Discussing the basic principles of forage-livestocks in the previous section provided the general thoughts of a forage/livestock manager but it is also important to realize that forage/livestock operations are only one segment of agriculture in general. Although much emphasis has been placed on the benefits of sustainable systems and agriculture that is less destructive on the environment, forage-livestock systems must be viewed along with crop production, timber sales, drug production, and other agricultural pursuits.
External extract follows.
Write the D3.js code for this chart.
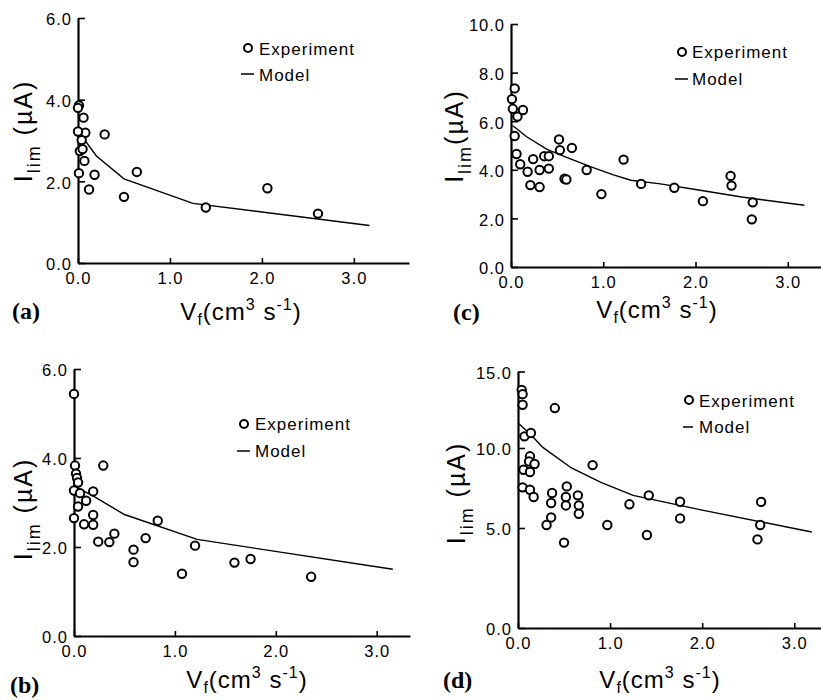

Agriculture also is just a part of larger systems. Social, cultural, and economic facets will influence agriculture just as agriculture will have an impact on society and cultural mores, economic swings, and social progress. The individual success of forage-livestock managers of beef operations will not be the crucial factor if society turns to vegetarianism. Former tobacco growers may turn to forage production if trends continue to penalize tobacco production. Taking a close look at an individual operation will require more than a long glance at the total agriculture future within a society. Some feel that future will require more farmers but current conditions do not often favor the single farm. In general, they feel people are not connected to the land as we once were and that change has caused major social problems. The two main ways to look at agriculture has been economically and ecologically. But there is a growing trend to look at agriculture from a social viewpoint. Can a return to the family farm bring about a better social order? Can it be economically successful? Can individuals take proper care of the environment? Forage-livestock production is at the center of these discussions because it contributes to sustainability and oftens turns the family to working and living together. Are forage-livestock systems better than crop production by large company-owned farms? When developing and maintaining a forage-livestock system these questions should be pondered.